Ongoing trade disputes with China prompted mortgage rates to drop sharply this week. The 30-year fixed-rate mortgage averaged 3.60% this week, the lowest average since November 2016, Freddie Mac reports. For home buyers, that means greater savings in borrowing costs. Indeed, “with today’s reduction in rates at about 1%, people are getting about $35,000 to $40,000 of extra spending power right now versus a few months ago,” Scott Sheldon, branch manager at New American Funding in Santa Rosa, Calif., told USA Today.
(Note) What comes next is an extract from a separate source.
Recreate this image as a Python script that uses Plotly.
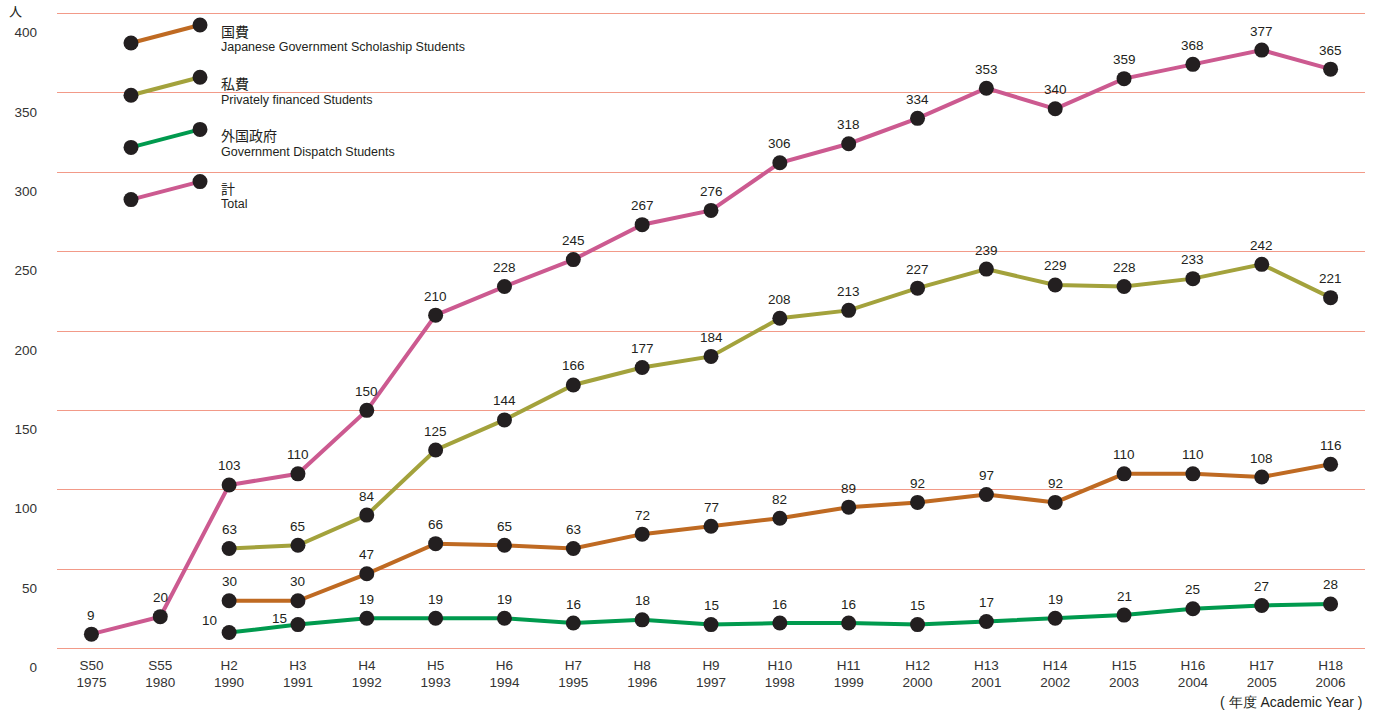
import plotly.graph_objects as go

categories = ["S50<br>1975", "S55<br>1980", "H2<br>1990", "H3<br>1991", "H4<br>1992", "H5<br>1993",
              "H6<br>1994", "H7<br>1995", "H8<br>1996", "H9<br>1997", "H10<br>1998", "H11<br>1999",
              "H12<br>2000", "H13<br>2001", "H14<br>2002", "H15<br>2003", "H16<br>2004", "H17<br>2005",
              "H18<br>2006"]

total = [9, 20, 103, 110, 150, 210, 228, 245, 267, 276, 306, 318, 334, 353, 340, 359, 368, 377, 365]
private = [None, None, 63, 65, 84, 125, 144, 166, 177, 184, 208, 213, 227, 239, 229, 228, 233, 242, 221]
govt = [None, None, 30, 30, 47, 66, 65, 63, 72, 77, 82, 89, 92, 97, 92, 110, 110, 108, 116]
dispatch = [None, None, 10, 15, 19, 19, 19, 16, 18, 15, 16, 16, 15, 17, 19, 21, 25, 27, 28]

y_ticks = [0, 50, 100, 150, 200, 250, 300, 350, 400]

series_names = ["国費", "私費", "外国政府", "計"]
series_en = ["Japanese Government Scholaship Students", "Privately financed Students",
             "Government Dispatch Students", "Total"]
colors = ["#bf6a22", "#a3a23c", "#009a4e", "#cc5a90"]
series_data = [govt, private, dispatch, total]

MARK = "#231f20"
GRID = "#f29a88"
FONT = "Liberation Sans, Arial, sans-serif"

xs = list(range(len(categories)))

fig = go.Figure()
for name, col, data in zip(series_names, colors, series_data):
    px = [x for x, v in zip(xs, data) if v is not None]
    py = [v for v in data if v is not None]
    fig.add_trace(go.Scatter(
        x=px, y=py, mode="lines+markers", name=name,
        line=dict(color=col, width=4),
        marker=dict(color=MARK, size=15),
        showlegend=False, hoverinfo="skip",
    ))

W, H = 1376, 714
L, R, T, B = 57, 11, 12, 64
pw, ph = W - L - R, H - T - B


def px2x(p):
    return (p - L) / pw


def px2y(p):
    return (H - B - p) / ph


annotations = []
# value labels
for si, data in enumerate(series_data):
    for x, v in zip(xs, data):
        if v is None:
            continue
        xshift, yshift = 0, 19
        if si == 2 and x == 2:
            xshift, yshift = -20, 12
        if si == 2 and x == 3:
            xshift, yshift = -18, 6
        annotations.append(dict(
            x=x, y=v, xref="x", yref="y", text=str(v), showarrow=False,
            xshift=xshift, yshift=yshift,
            font=dict(family=FONT, size=13.5, color=MARK),
        ))

# unit label
annotations.append(dict(xref="paper", yref="paper", x=px2x(15), y=px2y(10), xanchor="center",
                        yanchor="middle", text="人", showarrow=False,
                        font=dict(family="Noto Sans CJK JP", size=13, color=MARK)))

# x axis title
annotations.append(dict(xref="paper", yref="paper", x=px2x(1364), y=px2y(702), xanchor="right",
                        yanchor="middle", text="( 年度 Academic Year )", showarrow=False,
                        font=dict(family=FONT, size=14, color=MARK)))

# legend
shapes = []
shapes.append(dict(type="rect", xref="paper", yref="paper", x0=px2x(95), x1=px2x(500),
                   y0=px2y(215), y1=px2y(0), fillcolor="white", line=dict(width=0), layer="between"))
for i, (name, en, col) in enumerate(zip(series_names, series_en, colors)):
    oy = i * 52.2
    shapes.append(dict(type="line", xref="paper", yref="paper", x0=px2x(131), y0=px2y(43 + oy),
                       x1=px2x(200), y1=px2y(25 + oy), line=dict(color=col, width=4), layer="above"))
    for cx, cy in [(131, 43 + oy), (200, 25 + oy)]:
        shapes.append(dict(type="circle", xref="paper", yref="paper",
                           x0=px2x(cx - 7.5), x1=px2x(cx + 7.5), y0=px2y(cy + 7.5), y1=px2y(cy - 7.5),
                           fillcolor=MARK, line=dict(width=0), layer="above"))
    annotations.append(dict(xref="paper", yref="paper", x=px2x(219), y=px2y(31 + oy), xanchor="left",
                            yanchor="middle", text=name, showarrow=False,
                            font=dict(family="Noto Sans CJK JP", size=14, color=MARK)))
    annotations.append(dict(xref="paper", yref="paper", x=px2x(219), y=px2y(47.5 + oy), xanchor="left",
                            yanchor="middle", text=en, showarrow=False,
                            font=dict(family=FONT, size=12.5, color=MARK)))

fig.update_layout(
    width=W, height=H,
    margin=dict(l=L, r=R, t=T, b=B, autoexpand=False),
    paper_bgcolor="white", plot_bgcolor="white",
    font=dict(family=FONT, size=13, color=MARK),
    xaxis=dict(range=[-0.5, 18.5], tickmode="array", tickvals=xs, ticktext=categories,
               showgrid=False, zeroline=False, showline=False, ticks="", automargin=False,
               ticklabelstandoff=5,
               tickfont=dict(family=FONT, size=13.5, color="#333333")),
    yaxis=dict(range=[-1, 401], tickmode="array", tickvals=y_ticks, ticktext=[str(t) for t in y_ticks],
               showgrid=True, gridcolor=GRID, gridwidth=1, zeroline=False, showline=False, ticks="",
               automargin=False, ticklabelshift=19, ticklabelstandoff=19,
               tickfont=dict(family=FONT, size=13.5, color="#333333")),
    annotations=annotations,
    shapes=shapes,
    showlegend=False,
)

fig.write_html("out.html", config={"displayModeBar": False},
               post_script="document.body.style.margin='0';")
But many would-be buyers may be left out of those savings due to the limited inventory that’s plaguing numerous housing markets across the country. “Rates are low, but does it matter if you can’t find anything you can afford?” Nela Richardson, an investment strategist at Edward Jones, told MarketWatch. “Some millennials are missing out on a once-in-a-generation opportunity because [they] think rates will go up again.”
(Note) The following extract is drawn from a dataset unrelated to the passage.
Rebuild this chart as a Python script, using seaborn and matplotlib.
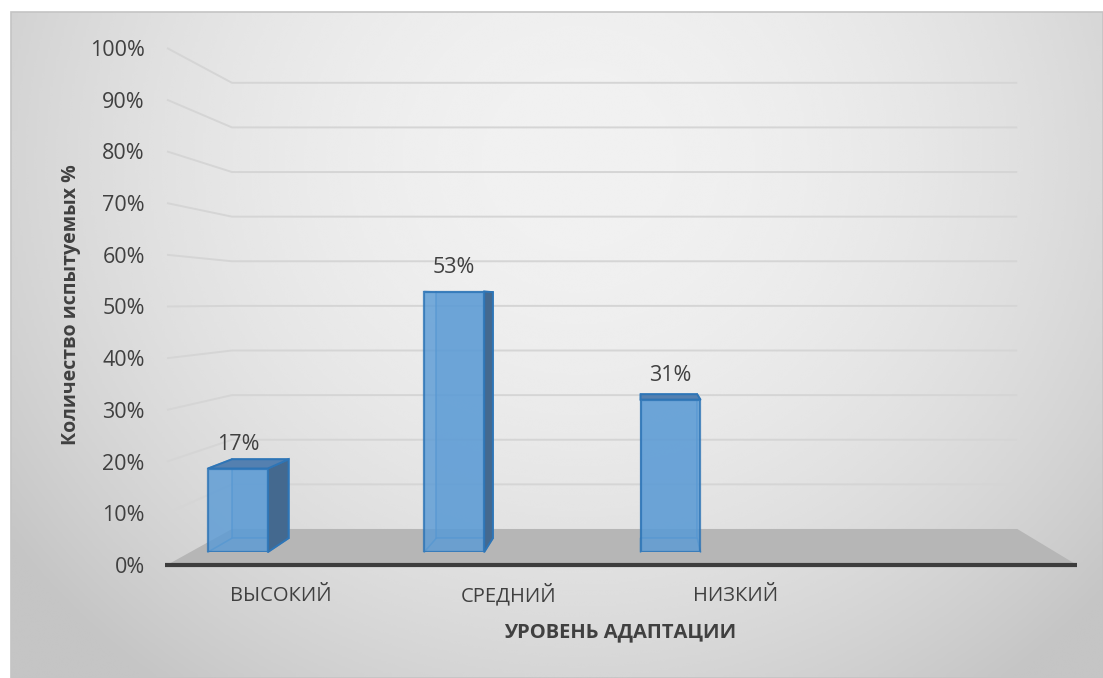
import numpy as np
import pandas as pd
import matplotlib
matplotlib.use("Agg")
import matplotlib.pyplot as plt
import seaborn as sns
from matplotlib.patches import Polygon, Rectangle

# ---------------- data ----------------
categories = ["ВЫСОКИЙ", "СРЕДНИЙ", "НИЗКИЙ"]
values = [17, 53, 31]
y_ticks = [0, 10, 20, 30, 40, 50, 60, 70, 80, 90, 100]
y_tick_labels = [f"{v}%" for v in y_ticks]
x_title = "УРОВЕНЬ АДАПТАЦИИ"
y_title = "Количество испытуемых %"
n_slots = 4  # category slots on the floor (last one empty)

# ---------------- style ----------------
sns.set_theme(style="white")
plt.rcParams["font.family"] = ["Open Sans", "DejaVu Sans"]
TXT = "#404040"

W, H = 1103, 678
fig = plt.figure(figsize=(W / 100, H / 100), dpi=100)
fig.patch.set_facecolor("white")

def frac(x0, y0, x1, y1):
    """pixel box (y down) -> figure fraction [l, b, w, h]"""
    return [x0 / W, 1 - y1 / H, (x1 - x0) / W, (y1 - y0) / H]

# perspective model (pixel coordinates, y down)
VX, VY = 641.0, 302.0          # vanishing point
S_BACK = 0.863                 # back wall scale relative to front plane
S_BAR_F = 0.951                # front of bars
S_BAR_B = 0.898                # back of bars

def proj(p, s):
    return (VX + s * (p[0] - VX), VY + s * (p[1] - VY))

# front plane extents
FX0, FX1, FY0, FY1 = 167, 1077, 48, 565

# ---------------- background axes (pixel coords) ----------------
ax_bg = fig.add_axes([0, 0, 1, 1])
ax_bg.set_xlim(0, W)
ax_bg.set_ylim(H, 0)
ax_bg.axis("off")

gx, gy = np.meshgrid(np.linspace(0, 1, 400), np.linspace(0, 1, 300))
r2 = ((gx - 0.52) / 0.62) ** 2 + ((gy - 0.22) / 0.95) ** 2
grad = np.clip(0.945 - 0.16 * r2, 0.77, 0.95)
ax_bg.imshow(grad, cmap="gray", vmin=0, vmax=1, extent=(11, W, H, 12),
             aspect="auto", zorder=0, interpolation="bicubic")
ax_bg.add_patch(Rectangle((11, 12), W - 11, H - 12, fill=False,
                          edgecolor="#c4c4c4", lw=1.2, zorder=1))

# ---------------- front plane axes (ticks + labels) ----------------
ax_front = fig.add_axes(frac(FX0, FY0, FX1, FY1))
ax_front.set_xlim(-0.5, n_slots - 0.5)
ax_front.set_ylim(0, 100)
ax_front.patch.set_alpha(0)
for sp in ax_front.spines.values():
    sp.set_visible(False)
ax_front.set_yticks(y_ticks)
ax_front.set_yticklabels(y_tick_labels, fontsize=15.5, color=TXT)
ax_front.set_xticks(range(len(categories)))
ax_front.set_xticklabels(categories, fontsize=14.5, color=TXT, va="baseline")
ax_front.tick_params(axis="y", length=0, pad=16)
ax_front.tick_params(axis="x", length=0, pad=26)
ax_front.set_xlabel(x_title, fontsize=14.5, fontweight="bold", color=TXT)
ax_front.set_ylabel(y_title, fontsize=14, fontweight="bold", color=TXT)
ax_front.xaxis.set_label_coords((620 - FX0) / (FX1 - FX0), -(622 - FY1) / (FY1 - FY0))
ax_front.yaxis.set_label_coords(-(FX0 - 81) / (FX1 - FX0), (FY1 - 305) / (FY1 - FY0))

fig.canvas.draw()

def to_px(ax, x, y):
    X, Y = ax.transData.transform((x, y))
    return (X, H - Y)

# grid lines: left wall diagonals + back wall horizontals
x_right_front = to_px(ax_front, n_slots - 0.5, 0)[0]
for v in y_ticks[1:]:
    f = to_px(ax_front, -0.5, v)
    b = proj(f, S_BACK)
    br = proj((x_right_front, f[1]), S_BACK)
    ax_bg.plot([f[0], b[0], br[0]], [f[1], b[1], br[1]], color="#d5d5d5",
               lw=1.4, zorder=2, solid_capstyle="butt")

# floor
fl = to_px(ax_front, -0.5, 0)
fr = to_px(ax_front, n_slots - 0.5, 0)
floor = [fl, fr, proj(fr, S_BACK), proj(fl, S_BACK)]
ax_bg.add_patch(Polygon(floor, closed=True, facecolor="#b6b6b6",
                        edgecolor="none", zorder=3))
ax_bg.plot([fl[0] - 2, fr[0]], [fl[1], fr[1]], color="#3d3d3d", lw=3,
           zorder=4, solid_capstyle="butt")

# ---------------- bar axes (plane of the bar fronts) ----------------
bx0, by0 = proj((FX0, FY0), S_BAR_F)
bx1, by1 = proj((FX1, FY1), S_BAR_F)
ax_bar = fig.add_axes(frac(bx0, by0, bx1, by1))
df = pd.DataFrame({"category": categories, "value": values})
sns.barplot(data=df, x="category", y="value", ax=ax_bar, width=0.277,
            color="#5b9bd5", saturation=1, alpha=0.82,
            edgecolor="#2e75b6", linewidth=1.6)
shift = 0.28
ax_bar.set_xlim(-0.5 + shift, n_slots - 0.5 + shift)
ax_bar.set_ylim(0, 100)
ax_bar.axis("off")
ax_bar.patch.set_alpha(0)
ax_bar.bar_label(ax_bar.containers[0], labels=[f"{v}%" for v in values],
                 padding=10, fontsize=15.5, color=TXT)

fig.canvas.draw()
k = S_BAR_B / S_BAR_F
for p in ax_bar.patches:
    x0, y0 = p.get_x(), p.get_y()
    x1, y1 = x0 + p.get_width(), y0 + p.get_height()
    F = [to_px(ax_bar, x0, y0), to_px(ax_bar, x1, y0),
         to_px(ax_bar, x1, y1), to_px(ax_bar, x0, y1)]
    B = [(VX + k * (q[0] - VX), VY + k * (q[1] - VY)) for q in F]
    # hidden edges seen through the translucent front
    ax_bg.add_patch(Polygon(B, closed=True, facecolor="#5b9bd5", alpha=0.35,
                            edgecolor="none", zorder=5))
    ax_bg.add_patch(Polygon(B, closed=True, fill=False, edgecolor="#3b82c4",
                            lw=1.2, alpha=0.7, zorder=6))
    for i in range(4):
        ax_bg.plot([F[i][0], B[i][0]], [F[i][1], B[i][1]], color="#3b82c4",
                   lw=1.2, alpha=0.7, zorder=6)
    # visible side faces
    if F[1][0] < VX:   # right side
        ax_bg.add_patch(Polygon([F[1], B[1], B[2], F[2]], closed=True,
                                facecolor="#44698f", edgecolor="#2e75b6",
                                lw=1.4, zorder=7))
    if F[0][0] > VX:   # left side
        ax_bg.add_patch(Polygon([F[0], B[0], B[3], F[3]], closed=True,
                                facecolor="#44698f", edgecolor="#2e75b6",
                                lw=1.4, zorder=7))
    if F[3][1] > VY + 1:   # top face (below eye level)
        ax_bg.add_patch(Polygon([F[3], F[2], B[2], B[3]], closed=True,
                                facecolor="#5480b0", edgecolor="#2e75b6",
                                lw=1.4, zorder=7))

fig.savefig("out.png", dpi=100)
Buyers may be preapproved for a mortgage and then struggle to find a home to buy. Last week, the number of mortgage applications for home purchases fell by 2% on a seasonally adjusted basis. John Stearns, a senior mortgage originator at Fidelity Mortgage Services in Milwaukee, says more potential buyers are coming in to get preapproved as rates drop. “But who knows when they’ll find something to buy,” Stearns told USA Today. He references one client, for example, who recently closed on a home purchase after searching for a house to buy for two years due to inventory shortages.